ROWLAND: Usually you find that any groups that use any elements of noise don't have songs that you could sit down and play on an acoustic guitar. But I think if the song is really good it can be played by anyone.
EPIC: So we'd like to combine the two different things. Well, we don't really think they're different. We just think it's natural. Obviously melody's important. Having good sounds and noises and stuff is important too. So we'd basically just like to combine everything we like into what we're doing.

THE BOB: (to Rowland) Like the songs on the record you did with Nikki, it seems they could have been done on either album, it's just the way that you arranged them ...
ROWLAND: Well, some of them, I know what you mean. Again, it was a record of mostly just simple songs. Which is Nikki's field, basically. And I was doing both things at the time.

THE BOB: The Billie Holiday song that you did on Kiss You Kidnapped Charabanc, how did that come about?
ROWLAND: Once upon a time after the BP broke up, I played with this French group called Kas Produkt just a couple of times, and they used to do that song. And I thought it was a good song. I changed the words, 'cause I wanted to get a slightly different meaning. It just seemed fitting with the type of song I'd sing. It's not because I'm heavily into the blues or anything. But we basically rewrote the music, and tacked a bit of the Shangri-La's onto the end.

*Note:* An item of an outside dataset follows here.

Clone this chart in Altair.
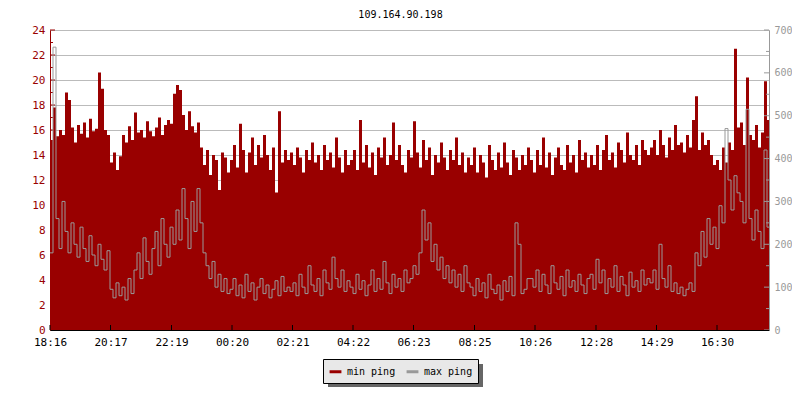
import altair as alt
import pandas as pd

FONT = "DejaVu Sans Mono"
title_text = "109.164.90.198"

tick_minutes = [0, 121, 243, 364, 485, 606, 727, 849, 970, 1092, 1213, 1334]
tick_labels = ["18:16", "20:17", "22:19", "00:20", "02:21", "04:22",
               "06:23", "08:25", "10:26", "12:28", "14:29", "16:30"]
step_minutes = 6

min_ping = [
    15.2, 17.8, 15.5, 16.0, 15.6, 19.0, 18.4, 16.2, 15.0, 16.4, 15.7, 16.6, 15.4, 16.9, 15.9, 16.1, 20.6, 19.3, 16.0, 15.6,
    13.4, 14.2, 12.8, 13.9, 15.6, 15.0, 16.3, 15.2, 17.4, 15.8, 16.0, 15.4, 16.7, 15.9, 15.5, 16.2, 17.0, 15.6, 16.4, 16.8,
    16.5, 18.9, 19.6, 19.2, 17.2, 16.0, 17.5, 16.3, 15.8, 16.6, 14.6, 13.2, 14.4, 12.4, 14.0, 13.6, 11.2, 14.2, 13.8, 12.6,
    13.6, 14.8, 13.0, 16.5, 14.4, 12.6, 14.2, 15.4, 13.2, 14.8, 13.8, 15.6, 14.0, 12.8, 14.6, 11.0, 17.5, 13.4, 14.4, 13.6,
    14.2, 13.2, 14.6, 13.8, 12.6, 14.4, 13.6, 15.0, 13.4, 14.0, 12.8, 14.8, 13.6, 14.2, 13.0, 15.4, 13.8, 12.6, 14.4, 13.2,
    13.6, 14.4, 12.8, 16.8, 13.4, 14.8, 13.0, 14.2, 12.4, 14.6, 13.8, 15.4, 13.2, 14.0, 16.6, 13.6, 14.8, 13.2, 12.6, 14.4,
    13.8, 16.7, 14.2, 13.0, 15.2, 13.6, 14.6, 12.4, 14.0, 13.4, 15.0, 13.8, 12.8, 14.4, 13.6, 15.4, 13.2, 14.2, 12.6, 13.8,
    13.2, 14.6, 12.6, 14.0, 13.4, 12.2, 14.8, 13.6, 12.8, 14.2, 13.0, 15.0, 13.4, 12.4, 14.4, 13.8, 12.8, 14.0, 13.2, 14.6,
    13.6, 12.6, 14.4, 13.2, 15.4, 13.0, 14.2, 12.4, 13.8, 14.6, 13.2, 12.8, 14.8, 13.4, 14.0, 12.6, 15.2, 13.6, 14.2, 13.0,
    14.0, 13.2, 14.8, 12.8, 14.4, 15.6, 13.6, 14.2, 13.0, 15.0, 14.4, 13.4, 15.8, 14.0, 13.6, 14.8, 13.2, 15.2, 14.4, 14.0,
    14.6, 15.2, 14.0, 16.0, 14.8, 13.8, 15.4, 14.4, 16.4, 14.8, 15.0, 14.2, 15.6, 14.6, 16.8, 18.7, 14.4, 15.8, 14.8, 15.2,
    14.0, 13.2, 13.6, 12.8, 14.6, 13.4, 15.0, 14.4, 22.5, 16.2, 16.6, 14.8, 20.2, 15.6, 15.2, 16.4, 14.6, 15.8, 19.9, 16.8,
]

max_ping = [
    180, 660, 260, 190, 300, 230, 180, 250, 200, 170, 240, 190, 160, 220, 175, 150, 200, 165, 140, 185,
    95, 75, 110, 80, 100, 70, 120, 85, 140, 180, 120, 215, 160, 130, 190, 230, 150, 260, 200, 170,
    240, 200, 280, 210, 330, 260, 190, 300, 230, 330, 250, 180, 150, 120, 160, 100, 130, 90, 120, 85,
    95, 120, 80, 105, 75, 130, 90, 110, 70, 100, 120, 85, 105, 75, 95, 115, 80, 125, 90, 100,
    90, 110, 80, 130, 100, 85, 150, 105, 90, 120, 80, 140, 110, 95, 170, 120, 100, 140, 90, 115,
    100, 85, 130, 95, 115, 80, 105, 140, 90, 120, 95, 160, 110, 85, 130, 100, 120, 90, 140, 110,
    120, 150, 130, 180, 280, 210, 250, 160, 200, 140, 170, 120, 150, 110, 140, 100, 130, 90, 150, 110,
    100, 80, 120, 90, 110, 75, 130, 95, 85, 105, 70, 115, 90, 125, 80, 250, 200, 85, 95, 120,
    120, 100, 140, 90, 130, 105, 85, 150, 110, 95, 125, 80, 140, 100, 115, 90, 130, 105, 85, 120,
    130, 95, 165, 110, 140, 85, 120, 100, 150, 90, 125, 105, 80, 135, 100, 115, 90, 140, 105, 120,
    110, 140, 95, 200, 120, 100, 150, 90, 110, 85, 100, 80, 95, 110, 90, 180, 150, 230, 170, 260,
    200, 240, 190, 290, 250, 470, 350, 280, 360, 320, 300, 250, 515, 260, 210, 280, 230, 190, 420, 240,
]

left_major_ticks = list(range(0, 25, 2))
left_minor_ticks = list(range(1, 24, 2))
right_major_ticks = list(range(0, 701, 100))
right_minor_ticks = list(range(50, 700, 100))

RED = "#990000"
GRAY = "#999999"

n = len(min_ping)
minutes = [i * step_minutes for i in range(n)] + [n * step_minutes]
df = pd.DataFrame({
    "minute": minutes,
    "min_ping": min_ping + [min_ping[-1]],
    "max_ping": max_ping + [max_ping[-1]],
})

label_expr = "".join(
    f"datum.value == {m} ? '{l}' : " for m, l in zip(tick_minutes, tick_labels)
) + "''"

x_scale = alt.Scale(domain=[0, 1438], nice=False, zero=False)
left_scale = alt.Scale(domain=[0, 24], nice=False)
right_scale = alt.Scale(domain=[0, 700], nice=False)
color_scale = alt.Scale(domain=["min ping", "max ping"], range=[RED, GRAY])

legend = alt.Legend(
    title=None, orient="none", legendX=273, legendY=329, direction="horizontal",
    fillColor="#e8e8e8", strokeColor="black", padding=5,
    symbolType="stroke", symbolStrokeWidth=3, symbolSize=140,
    labelFont=FONT, labelFontSize=10, labelColor="black", columnPadding=4,
)

x_axis = alt.Axis(
    values=tick_minutes, labelExpr=label_expr, grid=False, domainColor="black",
    tickSize=0, labelPadding=6, labelFont=FONT, labelFontSize=11, labelColor="black",
    title=None, zindex=1, labelFlush=False,
)
left_axis = alt.Axis(
    values=left_major_ticks, grid=True, gridColor="#bbbbbb", domainColor=RED,
    tickSize=0, labelColor=RED, labelFont=FONT, labelFontSize=11, labelPadding=5,
    title=None, orient="left")
right_axis = alt.Axis(
    values=right_major_ticks, grid=False, domainColor=GRAY, tickSize=0,
    labelColor=GRAY, labelFont=FONT, labelFontSize=10, labelPadding=5,
    title=None, orient="right", zindex=1)

base = alt.Chart(df)

area = base.transform_calculate(series="'min ping'").mark_area(
    interpolate="step-after", clip=True
).encode(
    x=alt.X("minute:Q", scale=x_scale, axis=x_axis),
    y=alt.Y("min_ping:Q", scale=left_scale, axis=left_axis),
    color=alt.Color("series:N", scale=color_scale, legend=legend),
)

line = base.transform_calculate(series="'max ping'").mark_line(
    interpolate="step-after", strokeWidth=1, clip=True
).encode(
    x=alt.X("minute:Q", scale=x_scale, axis=x_axis),
    y=alt.Y("max_ping:Q", scale=right_scale, axis=right_axis),
    color=alt.Color("series:N", scale=color_scale, legend=legend),
)

left_major = alt.Chart(pd.DataFrame({"v": left_major_ticks})).mark_rule(color=RED).encode(
    y=alt.Y("v:Q", scale=left_scale, axis=left_axis), x=alt.value(0), x2=alt.value(5))
left_minor = alt.Chart(pd.DataFrame({"v": left_minor_ticks})).mark_rule(color=RED).encode(
    y=alt.Y("v:Q", scale=left_scale, axis=left_axis), x=alt.value(0), x2=alt.value(3))
x_ticks = alt.Chart(pd.DataFrame({"m": tick_minutes})).mark_rule(color="black").encode(
    x=alt.X("m:Q", scale=x_scale, axis=x_axis), y=alt.value(295), y2=alt.value(300))

# drop shadow behind the legend box
legend_shadow = alt.Chart(pd.DataFrame({"k": [0]})).mark_rect(color="#666666").encode(
    x=alt.value(278), x2=alt.value(433), y=alt.value(334), y2=alt.value(357))

right_major = alt.Chart(pd.DataFrame({"v": right_major_ticks})).mark_rule(color=GRAY).encode(
    y=alt.Y("v:Q", scale=right_scale, axis=right_axis), x=alt.value(714), x2=alt.value(719))
right_minor = alt.Chart(pd.DataFrame({"v": right_minor_ticks})).mark_rule(color=GRAY).encode(
    y=alt.Y("v:Q", scale=right_scale, axis=right_axis), x=alt.value(716), x2=alt.value(719))

left = alt.layer(area, left_major, left_minor, x_ticks, legend_shadow)
right = alt.layer(line, right_major, right_minor)

chart = alt.layer(left, right).resolve_scale(y="independent").properties(
    width=719, height=300,
    autosize=alt.AutoSizeParams(type="none"),
    padding={"left": 42, "top": 22, "right": 23, "bottom": 68},
    title=alt.TitleParams(text=title_text, font=FONT, fontSize=10, fontWeight="normal",
                          color="black", anchor="middle", dx=-9, offset=4),
).configure_view(stroke=None).configure(background="white")

chart.save("out.html", embed_options={"renderer": "svg", "actions": False})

THE BOB: Did you have complete songs when you went into do the album?
ROWLAND: They were all complete except for 'One in Shadow (Hide)' and 'I Ate the Knife.' The other ones that I wrote, they were all complete, from over the years. But it was a really difficult record to make, 'cause we had to do it in lost of bits and pieces of studio time, so it was just basically a lot more work than it should have been. We started it in early '86 or something, and finished it in early '87. but we only had about twenty days in the studio. When you get one studio day at a time, you spend half the day setting it up and getting sounds and stuff, so it's a real waste of time.

THE BOB: How did the SST thing happen?
EPIC: We just sent a tape to them, and they liked it. They got to hear about us through various connections. Sonic Youth probably putting in a good word ... I don't know, it probably helped a bit.

THE BOB: I heard it wasn't received that well in England.
HARRY: The English press? Yeah, that's basically true.
EPIC: Nobody knew what to think of it, and nobody thought anything, really.
HARRY: They couldn't be bothered thinking about it.
EPIC: There's isolated people who have liked us, but the general reaction is they'd rather write about Pop Will Eat Itself or something.
ROWLAND: It's easier writing about groups like that, because they have so many big, colourful scarecrows stuck up their rear ends, and you can recognise them very easily. Also, people tend to think that they can assume immediately what you're going to sound like. It's obvious to anyone with half a brain that you're just going to make a record that sounds exactly like the last one.

THE BOB: I guess when people like something like Crime or the BP, they want that person to keep doing stuff like that.
EPIC: Certain parts of the audience do, but also there's always people who like you because they think you're interesting and because you take chances. So at least they have a bit of respect for the fact that you don't want to keep doing the same thing forever.
HARRY: In Germany, where we toured before here, and over here, lost of people who seem to be our fans have never heard of Crime, and aren't particularly familiar with the BP which is good.
EPIC: If you're 18 or something, then the BP would be quite a long way off, you might not have heard of them. You would have been 13 when they broke up.

THE BOB: The name TIS, did the song come before the name?
ROWLAND: Yeah, the song was written in about 1981. Because of the subject matter of the song, which is basically written about all these people I'd known ... it was written about all these people I knew in Melbourne. Most of them, when they were about 17 were under the impression that they were fairly invulnerable artistically and mortally and everything, and they could do whatever they liked. And found out different.
EPIC: It's called growing up.
ROWLAND: And so it seemed like a good name for the group.

THE BOB: 'Blood and Sand' reminds me of the Pink Panther.
HARRY: Leonard Bernstein (laughs).
EPIC: That's the sort of thing where you can take a musical cliché and bend it around to make it into something of your own.
ROWLAND: I think it's really important in music to have recognisable elements, so that it has a vaguely nostalgic feel but it's also doing something new at the same time. I think it's really good if you can do both of those things.
EPIC: And it's completely different from pure revivalism. It's like if you think of early Roxy Music, they could take the music from any era and shape it until it became something totally new and totally modern.